NEW YORK (Reuters) – The tech-heavy Nasdaq index rallied in choppy trading on Friday, even as sentiment remained fragile after the index’s worst performance in four months the day before as fears of rising inflation kept U.S. bond yields near a one-year high.
The S&P 500 ended little changed, while the Dow index closed lower after earlier dropping to a three-week low. The Dow still posted gains of nearly 4% for the month, as investors bought into cyclical companies set to benefit from an economic reopening.
Nasdaq, which had its worst week since October, ended the month roughly 1% higher while the S&P 500 posted a monthly gain of about 2.6%.
The benchmark 10-year U.S. Treasury yield eased to 1.404% after jumping to 1.614% on Thursday, roiling stock markets. [US/] Wall Street’s fear gauge hovered at a one-month high.
Tech stocks are particularly sensitive to rising yields because their value rests heavily on future earnings, which are discounted more deeply when interest rates go up.
“There’s no question that the path in rates today is higher,” said Andrew Mies, chief investment officer at 6 Meridian.
The Dow Jones Industrial Average closed 469.64 points lower, or 1.5%, to 30,932.37, the S&P 500 lost 18.19 points, or 0.48%, to 3,811.15 and the Nasdaq Composite added 72.91 points, or 0.56%, to 13,192.34.
Financials and energy shares, the best performing S&P sectors this month, slipped 2% and 2.3% on Friday. Technology stocks rose 0.6% and semiconductor stocks advanced 2.3%.
“There are a few tailwinds for stocks that we shouldn’t lose sight of,” Mies said, citing President Joe Biden’s $1.9 trillion economic aid package before Congress.
The S&P 500 value index dropped 1.3% while the growth index rose 0.3% in a reversal of this month’s trend.

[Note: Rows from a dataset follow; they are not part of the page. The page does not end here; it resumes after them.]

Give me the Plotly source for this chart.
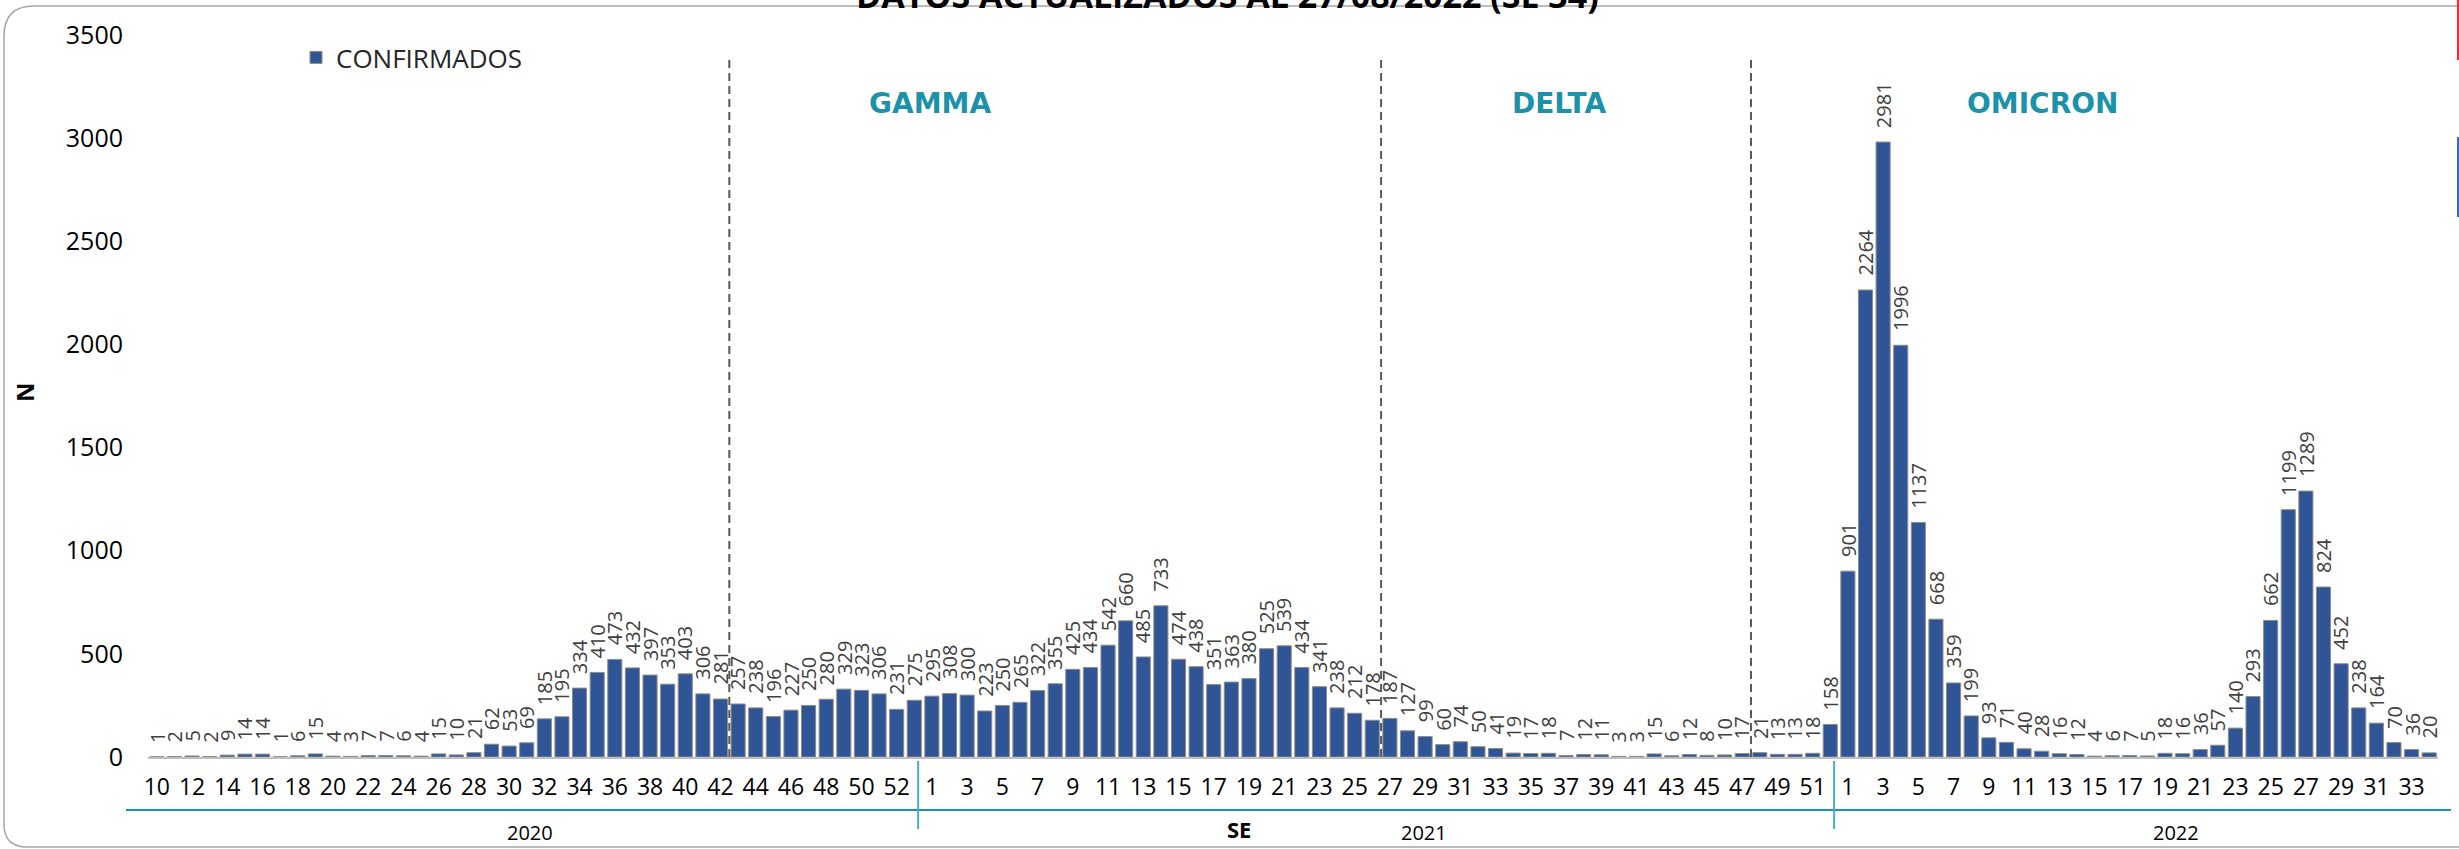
import plotly.graph_objects as go

# Weekly confirmed cases by epidemiological week (SE)
weeks_2020 = list(range(10, 54))
cases_2020 = [1, 2, 5, 2, 9, 14, 14, 1, 6, 15, 4, 3, 7, 7, 6, 4, 15, 10, 21, 62,
              53, 69, 185, 195, 334, 410, 473, 432, 397, 353, 403, 306, 281, 257,
              238, 196, 227, 250, 280, 329, 323, 306, 231, 275]
weeks_2021 = list(range(1, 53))
cases_2021 = [295, 308, 300, 223, 250, 265, 322, 355, 425, 434, 542, 660, 485, 733,
              474, 438, 351, 363, 380, 525, 539, 434, 341, 238, 212, 178, 187, 127,
              99, 60, 74, 50, 41, 19, 17, 18, 7, 12, 11, 3, 3, 15, 6, 12, 8, 10, 17,
              21, 13, 13, 18, 158]
weeks_2022 = list(range(1, 35))
cases_2022 = [901, 2264, 2981, 1996, 1137, 668, 359, 199, 93, 71, 40, 28, 16, 12, 4,
              6, 7, 5, 18, 16, 36, 57, 140, 293, 662, 1199, 1289, 824, 452, 238, 164,
              70, 36, 20]

years = ["2020", "2021", "2022"]
variants = ["GAMMA", "DELTA", "OMICRON"]
# last week before each variant period starts: (year, week)
variant_breaks = [(2020, 42), (2021, 26), (2021, 47)]

title_text = "DATOS ACTUALIZADOS AL 27/08/2022 (SE 34)"

# ---- derived sequences -------------------------------------------------
year_of = [2020] * len(weeks_2020) + [2021] * len(weeks_2021) + [2022] * len(weeks_2022)
weeks = weeks_2020 + weeks_2021 + weeks_2022
cases = cases_2020 + cases_2021 + cases_2022
idx = list(range(len(cases)))


def pos(year, week):
    for i, (y, w) in enumerate(zip(year_of, weeks)):
        if y == year and w == week:
            return i
    raise ValueError


W, H = 2459, 849
L, R, T, B = 148, 2438, 35, 757
YMAX = 3500


def px(x):
    return (x - L) / (R - L)


def py(y):
    return (B - y) / (B - T)


BAR = "#2F5597"
TEAL = "#1C91AA"
SEP = "#4BACC6"
LABEL = "#404040"
FONT = "Open Sans"

fig = go.Figure()
fig.add_trace(go.Bar(
    x=idx, y=cases, name="CONFIRMADOS", width=0.8,
    marker=dict(color=BAR, line=dict(color="#8C8C8C", width=1)),
    hoverinfo="skip",
))

annotations = []
# value labels above each bar
for i, v in zip(idx, cases):
    annotations.append(dict(
        x=i, y=v, xref="x", yref="y", text=str(v), textangle=-90,
        showarrow=False, xanchor="center", yanchor="bottom", yshift=12,
        font=dict(family=FONT, size=20, color=LABEL),
    ))

shapes = []
# dashed separators between variant periods
for (yy, ww) in variant_breaks:
    xb = pos(yy, ww) + 0.5
    shapes.append(dict(type="line", xref="x", yref="y", x0=xb, x1=xb, y0=0,
                       y1=YMAX * (B - 58) / (B - T),
                       line=dict(color="#595959", width=2, dash="8px,5px")))

# variant names
variant_x = [930, 1560, 2042]
for name, xp in zip(variants, variant_x):
    annotations.append(dict(
        x=px(xp), y=py(104), xref="paper", yref="paper", text=f"<b>{name}</b>",
        showarrow=False, xanchor="center", yanchor="middle",
        font=dict(family="DejaVu Sans", size=28, color=TEAL),
    ))

# multi-level category axis: teal rule, year dividers, year names
shapes.append(dict(type="line", xref="paper", yref="paper", x0=px(126), x1=px(2451),
                   y0=py(810), y1=py(810), line=dict(color="#1A93AD", width=2)))
for yy in (2021, 2022):
    xb = pos(yy, 1) - 0.78
    shapes.append(dict(type="line", xref="x", yref="paper", x0=xb, x1=xb,
                       y0=py(761), y1=py(829), line=dict(color=SEP, width=2)))
for yl, xp in zip(years, [530, 1424, 2176]):
    annotations.append(dict(
        x=px(xp), y=py(832), xref="paper", yref="paper", text=yl, showarrow=False,
        xanchor="center", yanchor="middle", font=dict(family=FONT, size=20, color="#000000"),
    ))
annotations.append(dict(
    x=px(1239), y=py(829), xref="paper", yref="paper", text="<b>SE</b>", showarrow=False,
    xanchor="center", yanchor="middle", font=dict(family=FONT, size=22, color="#000000"),
))
# y-axis title
annotations.append(dict(
    x=px(24), y=py(392), xref="paper", yref="paper", text="<b>N</b>", textangle=-90,
    showarrow=False, xanchor="center", yanchor="middle",
    font=dict(family=FONT, size=24, color="#000000"),
))
# chart title
annotations.append(dict(
    x=px(1227), y=py(20), xref="paper", yref="paper", text=f"<b>{title_text}</b>",
    showarrow=False, xanchor="center", yanchor="bottom",
    font=dict(family=FONT, size=34, color="#000000"),
))

# rounded chart frame (right side continues past the page edge)
def pt(x, y):
    return f"{px(x)},{py(y)}"


frame = (f"M {pt(2459, 6)} L {pt(34, 6)} Q {pt(4, 6)} {pt(4, 36)} "
         f"L {pt(4, 824)} Q {pt(4, 847)} {pt(27, 847)} L {pt(2459, 847)}")
shapes.append(dict(type="path", xref="paper", yref="paper", path=frame,
                   line=dict(color="#A6A6A6", width=1.5)))
# edges of neighbouring elements
shapes.append(dict(type="rect", xref="paper", yref="paper", x0=px(2457), x1=px(2460),
                   y0=py(0), y1=py(60), line=dict(width=0), fillcolor="#E8303A"))
shapes.append(dict(type="rect", xref="paper", yref="paper", x0=px(2457), x1=px(2460),
                   y0=py(137), y1=py(217), line=dict(width=0), fillcolor="#3F64B0"))

tickvals = [i for i in idx if i % 2 == 0]
ticktext = [str(weeks[i]) for i in tickvals]

fig.update_layout(
    width=W, height=H,
    margin=dict(l=L, r=W - R, t=T, b=H - B, pad=0),
    paper_bgcolor="white", plot_bgcolor="white",
    bargap=0.2,
    showlegend=True,
    legend=dict(x=px(296), y=py(34), xref="paper", yref="paper", xanchor="left",
                yanchor="top", font=dict(family=FONT, size=26, color="#262626"),
                bgcolor="rgba(0,0,0,0)", itemwidth=30),
    xaxis=dict(range=[-0.5, len(cases) - 0.5], tickvals=tickvals, ticktext=ticktext,
               tickangle=0, showgrid=False, zeroline=False, showline=True,
               linecolor="#BFBFBF", linewidth=2, ticks="", ticklabelstandoff=8,
               tickfont=dict(family=FONT, size=23, color="#000000")),
    yaxis=dict(range=[0, YMAX], tickvals=list(range(0, YMAX + 1, 500)), showgrid=False,
               zeroline=False, showline=False, ticks="", ticklabelstandoff=24,
               tickfont=dict(family=FONT, size=25, color="#000000")),
    annotations=annotations,
    shapes=shapes,
)

fig.write_html("out.html")
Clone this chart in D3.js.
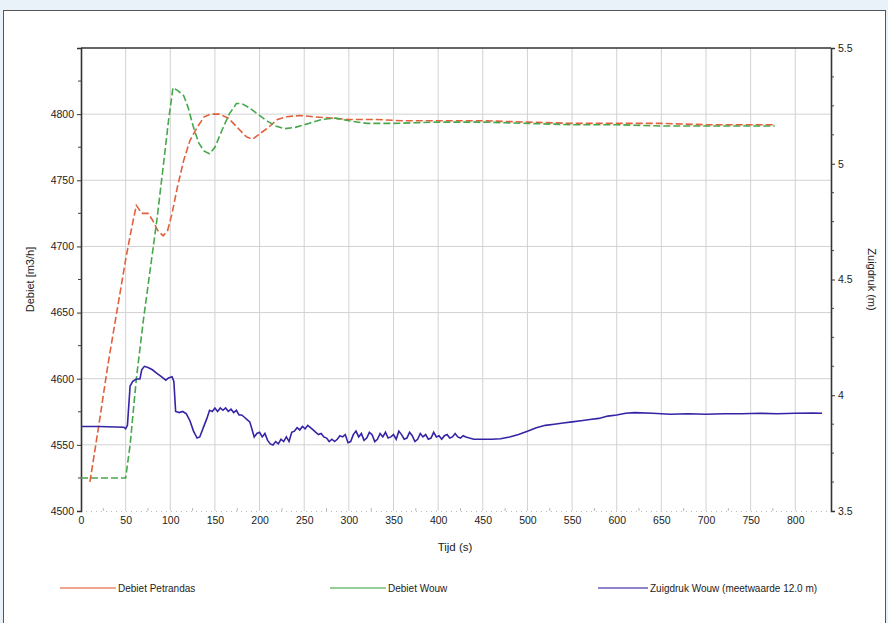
<!DOCTYPE html>
<html><head><meta charset="utf-8">
<script src="https://cdn.jsdelivr.net/npm/d3@7"></script>
<style>
html,body{margin:0;padding:0;background:#e9f1f9;}
svg{display:block;font-family:"Liberation Sans",Arial,sans-serif;}
</style></head>
<body>
<svg id="c" width="888" height="623"></svg>
<script>
const xTicks = [0,50,100,150,200,250,300,350,400,450,500,550,600,650,700,750,800];
const leftTicks = [4500,4550,4600,4650,4700,4750,4800];
const rightTicks = [3.5,4,4.5,5,5.5];
const seriesNames = ["Debiet Petrandas", "Debiet Wouw", "Zuigdruk Wouw (meetwaarde 12.0 m)"];

const debietA = [[10,4522],[20,4565],[30,4610],[40,4650],[50,4690],[57,4715],[62,4731],[68,4725],[75,4725],[80,4720],[86,4712],[92,4708],[97,4712],[102,4725],[108,4745],[115,4765],[122,4780],[130,4790],[138,4798],[145,4800],[155,4800],[165,4797],[175,4790],[185,4783],[192,4781],[200,4785],[210,4790],[220,4796],[230,4798],[245,4799],[260,4798],[280,4797],[300,4796],[330,4796],[360,4795],[400,4795],[450,4795],[500,4794],[550,4793],[600,4793],[650,4793],[700,4792],[750,4792],[777,4792]];

const debietWouw = [[0,4525],[50,4525],[55,4550],[62,4600],[70,4645],[78,4685],[85,4720],[92,4760],[98,4795],[103,4820],[108,4818],[115,4814],[120,4805],[126,4790],[132,4778],[138,4772],[144,4770],[150,4775],[158,4788],[166,4800],[174,4808],[180,4808],[188,4805],[198,4800],[208,4795],[218,4791],[228,4789],[240,4790],[255,4793],[270,4796],[285,4797],[300,4795],[320,4793],[350,4793],[400,4794],[450,4794],[500,4793],[550,4792],[600,4792],[650,4791],[700,4791],[750,4791],[777,4791]];

const zuigdruk = [[0,3.865],[20,3.865],[48,3.862],[50,3.855],[52,3.87],[55,4.04],[58,4.06],[62,4.07],[66,4.07],[68,4.11],[71,4.125],[75,4.12],[80,4.11],[85,4.095],[90,4.08],[95,4.065],[98,4.075],[102,4.08],[104,4.06],[106,3.93],[110,3.925],[114,3.93],[118,3.92],[122,3.89],[126,3.845],[130,3.815],[133,3.82],[137,3.86],[141,3.9],[144,3.935],[147,3.93],[150,3.945],[153,3.93],[156,3.945],[159,3.935],[162,3.945],[165,3.93],[168,3.94],[171,3.925],[174,3.935],[177,3.915],[180,3.915],[183,3.905],[186,3.895],[189,3.885],[191,3.86],[194,3.82],[197,3.835],[200,3.84],[203,3.82],[206,3.835],[209,3.805],[212,3.79],[215,3.785],[218,3.8],[221,3.79],[224,3.81],[227,3.8],[230,3.82],[233,3.8],[236,3.84],[239,3.845],[242,3.86],[245,3.85],[248,3.865],[251,3.855],[254,3.87],[257,3.86],[260,3.85],[263,3.84],[266,3.83],[269,3.835],[272,3.82],[275,3.815],[278,3.8],[281,3.81],[284,3.8],[287,3.81],[290,3.825],[293,3.82],[296,3.83],[299,3.795],[302,3.8],[305,3.83],[308,3.845],[311,3.82],[314,3.835],[317,3.805],[320,3.815],[323,3.84],[326,3.83],[329,3.8],[332,3.81],[335,3.835],[338,3.82],[341,3.84],[344,3.815],[347,3.82],[350,3.83],[353,3.81],[356,3.845],[359,3.83],[362,3.81],[365,3.815],[368,3.84],[371,3.825],[374,3.8],[377,3.81],[380,3.835],[383,3.82],[386,3.83],[389,3.81],[392,3.815],[395,3.84],[398,3.82],[401,3.825],[404,3.81],[407,3.825],[410,3.83],[413,3.815],[416,3.82],[419,3.835],[422,3.82],[425,3.815],[428,3.825],[431,3.82],[435,3.815],[440,3.81],[450,3.81],[460,3.81],[470,3.812],[480,3.82],[490,3.83],[500,3.845],[510,3.86],[520,3.87],[530,3.875],[540,3.88],[550,3.885],[560,3.89],[570,3.895],[580,3.9],[590,3.91],[600,3.915],[610,3.922],[620,3.925],[640,3.922],[660,3.918],[680,3.92],[700,3.918],[720,3.92],[740,3.92],[760,3.922],[780,3.92],[800,3.922],[820,3.923],[830,3.922]];

const colors = ["#e2603c","#46a84a","#3424a6"];

const svg = d3.select("#c");
// white panel
svg.append("rect").attr("x",3.5).attr("y",10.5).attr("width",882).attr("height",620)
  .attr("fill","#fff").attr("stroke","#555").attr("stroke-width",1);

const L=81, R=831, T=48, B=511;
const x = d3.scaleLinear().domain([0,840]).range([L,R]);
const yL = d3.scaleLinear().domain([4500,4850]).range([B,T]);
const yR = d3.scaleLinear().domain([3.5,5.5]).range([B,T]);

// grid
const g = svg.append("g");
g.selectAll(".vg").data(xTicks.filter(d=>d>0)).enter().append("line")
  .attr("x1",d=>x(d)).attr("x2",d=>x(d)).attr("y1",T).attr("y2",B)
  .attr("stroke","#d2d2d2").attr("stroke-width",1);
g.selectAll(".hg").data(leftTicks.filter(d=>d>4500)).enter().append("line")
  .attr("x1",L).attr("x2",R).attr("y1",d=>yL(d)).attr("y2",d=>yL(d))
  .attr("stroke","#d2d2d2").attr("stroke-width",1);

// bottom dotted axis line
svg.append("line").attr("x1",L).attr("x2",R).attr("y1",B+0.5).attr("y2",B+0.5)
  .attr("stroke","#bbb").attr("stroke-dasharray","1,4");

// axes
const axL = d3.axisLeft(yL).tickValues(leftTicks).tickSize(4).tickFormat(d3.format("d"));
const gL = svg.append("g").attr("transform",`translate(${L},0)`).call(axL);
gL.selectAll(".tick").filter(d=>d===4850).remove();
const minorL = d3.range(4525,4850,50);
svg.append("g").selectAll("line").data(minorL).enter().append("line")
  .attr("x1",L-3).attr("x2",L).attr("y1",d=>yL(d)).attr("y2",d=>yL(d)).attr("stroke","#444");

const axR = d3.axisRight(yR).tickValues(rightTicks).tickSize(4).tickFormat(d=>String(d));
const gR = svg.append("g").attr("transform",`translate(${R},0)`).call(axR);
const minorR = d3.range(3.625,5.5,0.125).filter(v=>Math.abs(v*2-Math.round(v*2))>1e-6);
svg.append("g").selectAll("line").data(minorR).enter().append("line")
  .attr("x1",R).attr("x2",R+3).attr("y1",d=>yR(d)).attr("y2",d=>yR(d)).attr("stroke","#444");

const axB = d3.axisBottom(x).tickValues(xTicks).tickSize(0).tickPadding(6).tickFormat(d3.format("d"));
const gB = svg.append("g").attr("transform",`translate(0,${B})`).call(axB);
gB.select(".domain").remove();
// minor x ticks dots
svg.append("g").selectAll("line").data(xTicks.slice(0,-1).map(d=>d+25)).enter().append("line")
  .attr("x1",d=>x(d)).attr("x2",d=>x(d)).attr("y1",B-3).attr("y2",B).attr("stroke","#bbb");

[gL,gR].forEach(a=>{a.select(".domain").attr("stroke","#333").attr("stroke-width",1.6);
  a.selectAll(".tick line").attr("stroke","#333");});
[gL,gR,gB].forEach(a=>a.selectAll("text").attr("font-size",10.5).attr("fill","#222")
  .attr("font-family","'Liberation Sans',Arial,sans-serif"));
// top border
svg.append("line").attr("x1",L).attr("x2",R).attr("y1",T).attr("y2",T).attr("stroke","#333").attr("stroke-width",1.6);

// lines
const lineL = d3.line().x(d=>x(d[0])).y(d=>yL(d[1]));
const lineR = d3.line().x(d=>x(d[0])).y(d=>yR(d[1]));
svg.append("path").datum(debietA).attr("d",lineL).attr("fill","none")
  .attr("stroke",colors[0]).attr("stroke-width",1.6).attr("stroke-dasharray","7,3");
svg.append("path").datum(debietWouw).attr("d",lineL).attr("fill","none")
  .attr("stroke",colors[1]).attr("stroke-width",1.6).attr("stroke-dasharray","7,3");
svg.append("path").datum(zuigdruk).attr("d",lineR).attr("fill","none")
  .attr("stroke",colors[2]).attr("stroke-width",1.6);

// axis titles
svg.append("text").attr("transform",`translate(34,${(T+B)/2}) rotate(-90)`)
  .attr("text-anchor","middle").attr("font-size",11).attr("fill","#222").text("Debiet [m3/h]");
svg.append("text").attr("transform",`translate(868,${(T+B)/2}) rotate(90)`)
  .attr("text-anchor","middle").attr("font-size",11).attr("fill","#222").text("Zuigdruk (m)");
svg.append("text").attr("x",455).attr("y",551).attr("text-anchor","middle")
  .attr("font-size",11.5).attr("fill","#222").text("Tijd (s)");

// legend
const legX = [[60,118],[330,388],[598,650]];
seriesNames.forEach((n,i)=>{
  svg.append("line").attr("x1",legX[i][0]).attr("x2",legX[i][1]-2).attr("y1",588).attr("y2",588)
    .attr("stroke",colors[i]).attr("stroke-width",1.4).attr("opacity",0.75);
  svg.append("text").attr("x",legX[i][1]).attr("y",592).attr("font-size",10)
    .attr("fill","#222").text(n);
});
</script>
</body></html>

An early surge in the shares of GameStop Corp fizzled and left the video game retailer’s stock down 6.4% on Friday, throwing water on a renewed rally this week that has left analysts puzzled.
On the economic front, the latest data showed U.S. consumer spending increased by the most in seven months in January but price pressures remained muted.
Salesforce.com Inc dropped 6.3% as the online software company forecast full-year profit below market expectations.
Volume on U.S. exchanges was 15.54 billion shares on Friday, compared with the 15.40 billion average for the full session over the last 20 trading days.
The S&P 500 posted four new 52-week highs and one new low; the Nasdaq Composite recorded 54 new highs and 50 new lows.